To commemorate the 200th anniversary of Fraser’s journey, Victoria-based journalist Stephen Hume decided to follow in the trader’s footsteps, studying maps and diaries in archives across North America and interviewing the descendants of people who helped Fraser before jumping aboard his own canoe to retrace that seminal journey. The following is excerpted from the first chapter of Hume’s book, Simon Fraser: In Search of Modern British Columbia (Harbour Publishing, May 2008).
On a fall afternoon about 200 years ago, when the air was crisp with that sharp taste of snow that signals every winter’s march into central British Columbia, a sturdy, auburn-haired man stepped from a flimsy canoe onto a willow-clad tongue of land between two fast-running streams at the northwest end of what we now call McLeod Lake. His name was Simon Fraser. He was not yet 30. And pressed into the soft ground with his footprints, almost 900 kilometres north of Greater Vancouver’s glowing pillars of glass and steel, were the seeds of an enterprise that would grow into today’s great province. The narrow lake before him extended to the southeast, nestled into a trough where the Nechako Plateau butts up against the Misinchinka mountain range, a western outrider of the towering northern Rockies. Then as now – as the dwindling days of 1805 closed in on the lean winter months ahead – a dark forest crowded it, displaying an occasional flare of autumn foliage. Beyond the lake, the land rose to a distant range of hills. Behind Fraser, what we now call the Pack River twisted away into the trees, seeking its confluence to the northwest with the Parsnip, itself a muscular fork of the mighty Peace River
Even today there’s a stillness about the place that almost belies what sprang from the seeds Fraser planted here so long ago. The glossy lake that now carries my own reflection, the motionless trees and the enormous, crushing silence are disturbed only by the faint blat of a truck using its engine to brake on nearby Highway 97. There’s no hint of the megalopolis in the southwestern corner of the province that illuminates the night sky for hundreds of kilometres around, its neon canyons pulsing with electricity generated from these same fast-flowing rivers.

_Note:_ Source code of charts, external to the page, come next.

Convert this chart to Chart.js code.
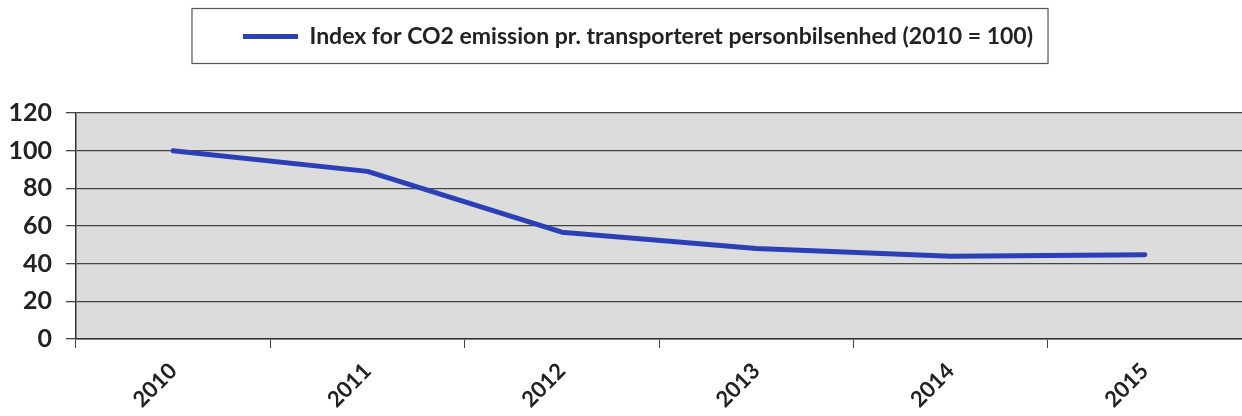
<!DOCTYPE html>
<html>
<head>
<meta charset="utf-8">
<script src="https://cdn.jsdelivr.net/npm/chart.js@4"></script>
<style>
  html, body { margin: 0; padding: 0; background: #fff; }
  #wrap { width: 1242px; height: 416px; }
</style>
</head>
<body>
<div id="wrap"><canvas id="chart" width="1242" height="416"></canvas></div>
<script>
const years = ['2010', '2011', '2012', '2013', '2014', '2015']
const co2Index = [100, 89, 56.7, 48, 44, 44.8]
const seriesLabel = 'Index for CO2 emission pr. transporteret personbilsenhed (2010 = 100)'
const yTicks = [0, 20, 40, 60, 80, 100, 120]

// gray plot area, a frame round the legend and some air under it
const backdrop = {
  id: 'backdrop',
  afterInit(chart) {
    const legend = chart.legend
    const fit = legend.fit.bind(legend)
    legend.fit = () => { fit(); legend.height += 55 }
  },
  afterLayout(chart) {
    // legend sits a little right of centre in the original
    chart.legend.left += 17
    chart.legend.right += 17
  },
  beforeDraw(chart) {
    const { ctx, chartArea: a } = chart
    ctx.save()
    ctx.fillStyle = '#dcdcdc'
    ctx.fillRect(a.left, a.top, a.right - a.left, a.bottom - a.top)
    ctx.restore()
  },
  afterDraw(chart) {
    const box = chart.legend.legendHitBoxes[0]
    if (!box) return
    const { ctx } = chart
    ctx.save()
    ctx.strokeStyle = '#555'
    ctx.lineWidth = 1.2
    ctx.strokeRect(box.left - 51, box.top - 16.5, box.width + 66, box.height + 32)
    ctx.restore()
  }
}

new Chart(document.getElementById('chart').getContext('2d'), {
  type: 'line',
  data: {
    labels: years,
    datasets: [{
      label: seriesLabel,
      data: co2Index,
      borderColor: '#2b40b6',
      backgroundColor: '#2b40b6',
      borderWidth: 5,
      borderCapStyle: 'round',
      borderJoinStyle: 'round',
      pointRadius: 0,
      tension: 0
    }]
  },
  options: {
    responsive: false,
    animation: false,
    layout: { padding: { top: 5, right: 0, left: 0, bottom: 0 } },
    scales: {
      x: {
        offset: true,
        grid: { offset: true, drawOnChartArea: false, color: '#444', tickLength: 9 },
        border: { color: '#333', width: 1.5 },
        ticks: {
          color: '#222',
          font: { family: 'Lato', weight: 'bold', size: 22 },
          minRotation: 45,
          maxRotation: 45,
          padding: 10
        },
        afterFit(scale) { scale.height = 77 }
      },
      y: {
        min: 0,
        max: 120,
        afterBuildTicks(scale) { scale.ticks = yTicks.map(v => ({ value: v })) },
        grid: { color: '#444', lineWidth: 1.3, tickLength: 10 },
        border: { color: '#333', width: 1.5 },
        ticks: {
          color: '#222',
          font: { family: 'Lato', weight: 'bold', size: 25 },
          padding: 14
        },
        afterFit(scale) { scale.width = 76 }
      }
    },
    plugins: {
      legend: {
        position: 'top',
        labels: {
          usePointStyle: true,
          pointStyle: 'line',
          pointStyleWidth: 55,
          color: '#222',
          font: { family: 'Lato', weight: 'bold', size: 23 },
          padding: 20
        }
      },
      tooltip: { enabled: false }
    }
  },
  plugins: [backdrop]
})
</script>
</body>
</html>
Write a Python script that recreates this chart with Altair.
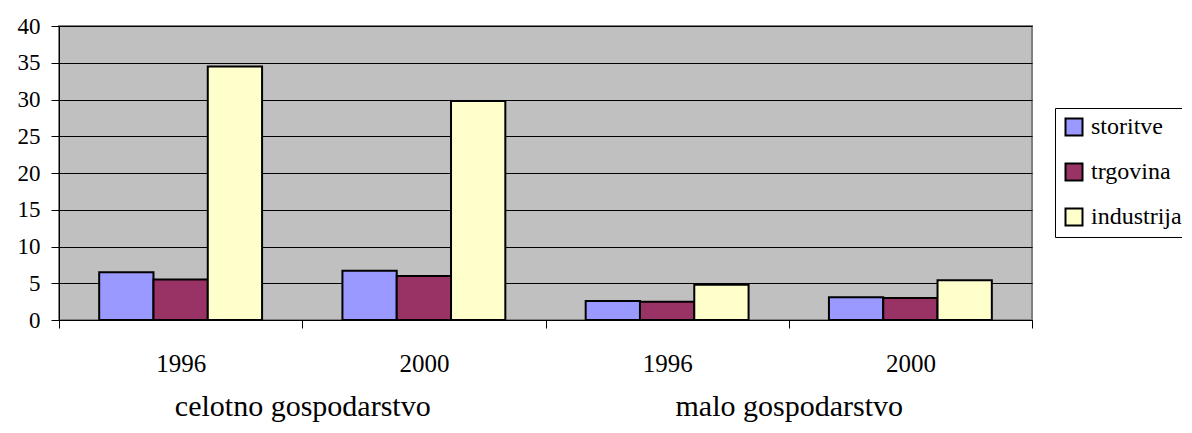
import altair as alt
import pandas as pd

groups = ["celotno gospodarstvo", "celotno gospodarstvo", "malo gospodarstvo", "malo gospodarstvo"]
years = ["1996", "2000", "1996", "2000"]
series = ["storitve", "trgovina", "industrija"]
storitve = [6.5, 6.7, 2.6, 3.1]
trgovina = [5.5, 6.0, 2.5, 3.0]
industrija = [34.5, 29.8, 4.8, 5.4]
colors = ["#9999FF", "#993366", "#FFFFCC"]
group_names = ["celotno gospodarstvo", "malo gospodarstvo"]

rows = []
for i in range(len(years)):
    key = f"{groups[i]}|{years[i]}"
    for s, vals in zip(series, [storitve, trgovina, industrija]):
        rows.append({"key": key, "series": s, "value": vals[i]})
df = pd.DataFrame(rows)
keys = [f"{g}|{y}" for g, y in zip(groups, years)]

FONT = "Liberation Serif"

bars = alt.Chart(df).mark_bar(stroke="black", strokeWidth=2).encode(
    x=alt.X("key:N", sort=keys, title=None,
            scale=alt.Scale(paddingInner=0, paddingOuter=0),
            axis=alt.Axis(labelExpr="split(datum.label, '|')[1]", labelAngle=0,
                          tickBand="extent", tickSize=8, tickColor="black",
                          domainColor="black", domainWidth=1, labelFontSize=25,
                          labelFont=FONT, labelColor="black", labelPadding=23,
                          grid=False)),
    xOffset=alt.XOffset("series:N", sort=series,
                        scale=alt.Scale(paddingOuter=0.74, paddingInner=0)),
    y=alt.Y("value:Q", title=None,
            scale=alt.Scale(domain=[0, 40], nice=False),
            axis=alt.Axis(values=list(range(0, 45, 5)), tickSize=8, tickColor="black",
                          domainColor="black", gridColor="black", gridWidth=1,
                          gridOpacity=1, labelFontSize=23, labelFont=FONT,
                          labelColor="black", labelPadding=11)),
    color=alt.Color("series:N", sort=series,
                    scale=alt.Scale(domain=series, range=colors),
                    legend=alt.Legend(title=None, orient="none", legendX=996, legendY=82,
                                      strokeColor="black", fillColor="white", padding=7,
                                      symbolType="square", symbolSize=289,
                                      symbolStrokeColor="black", symbolStrokeWidth=2,
                                      symbolOpacity=1, labelFont=FONT, labelFontSize=24,
                                      labelColor="black", rowPadding=19, labelOffset=5,
                                      labelLimit=0)),
)

gdf = pd.DataFrame({"group": group_names})
group_layer = alt.Chart(gdf).mark_point(opacity=0).encode(
    x=alt.X("group:N", sort=group_names, title=None,
            scale=alt.Scale(paddingInner=0, paddingOuter=0),
            axis=alt.Axis(labelAngle=0, ticks=False, domain=False, grid=False,
                          labelFontSize=30, labelFont=FONT, labelColor="black",
                          labelPadding=71, labelLimit=0, orient="bottom")),
)

chart = alt.layer(bars, group_layer).resolve_scale(x="independent").properties(
    width=973, height=294,
    autosize=alt.AutoSizeParams(type="none"),
    padding={"left": 51, "top": 18, "right": 150, "bottom": 108},
).configure(
    font=FONT, background="white"
).configure_axis(
    labelFont=FONT
).configure_legend(
    labelFont=FONT
).configure_view(
    fill="#C0C0C0", stroke="#808080", strokeWidth=2
)

chart.save("out.html", embed_options={"renderer": "svg", "actions": False})
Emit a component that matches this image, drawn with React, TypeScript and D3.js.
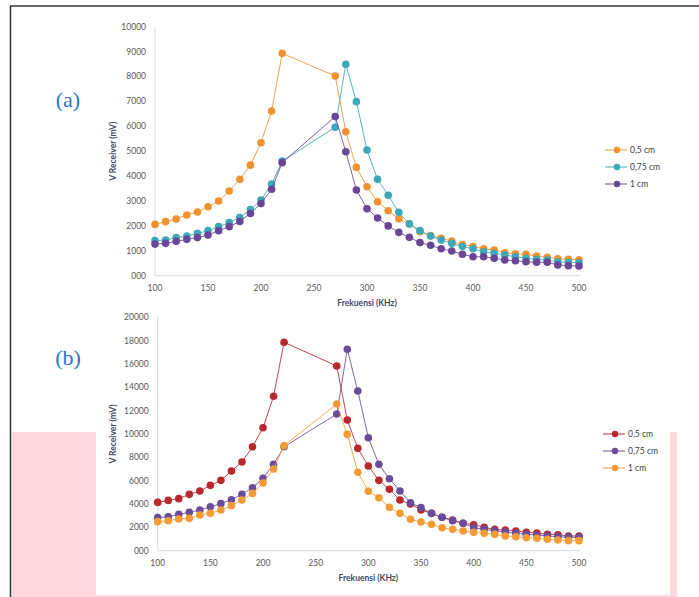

Back then Fraser stood at the farthest end of a tenuous transportation route. It reached back across a wild and dangerous continent. News of his arrival – travelling at the speed that river currents allowed, seldom faster than a man could walk – would take a full year to reach the company’s directors in distant Montreal. Their acknowledgment and further instructions would take another year to come back, then one more year for his reply and the latest financial accounting. A three-year turnaround seems almost unimaginable in our age of instant messaging.
While far off Europe seethed with a titanic conflict – Nelson would smash the French fleet at Trafalgar on October 21, and Napoleon would crush the allies’ army at Austerlitz on December 2 – Fraser was left to worry in blessed ignorance about his increasingly leaky canoes and whether he could secure enough fish and game from this unknown country to see his voyageurs, hired hands, guides and hunters through the hungry days that surely lay ahead.
It was late in the season, but we can be reasonably sure it wasn’t late in the day when Fraser made his decision to build a trading post here at McLeod Lake. After 13 years on the northern frontier, he was a seasoned wilderness traveller.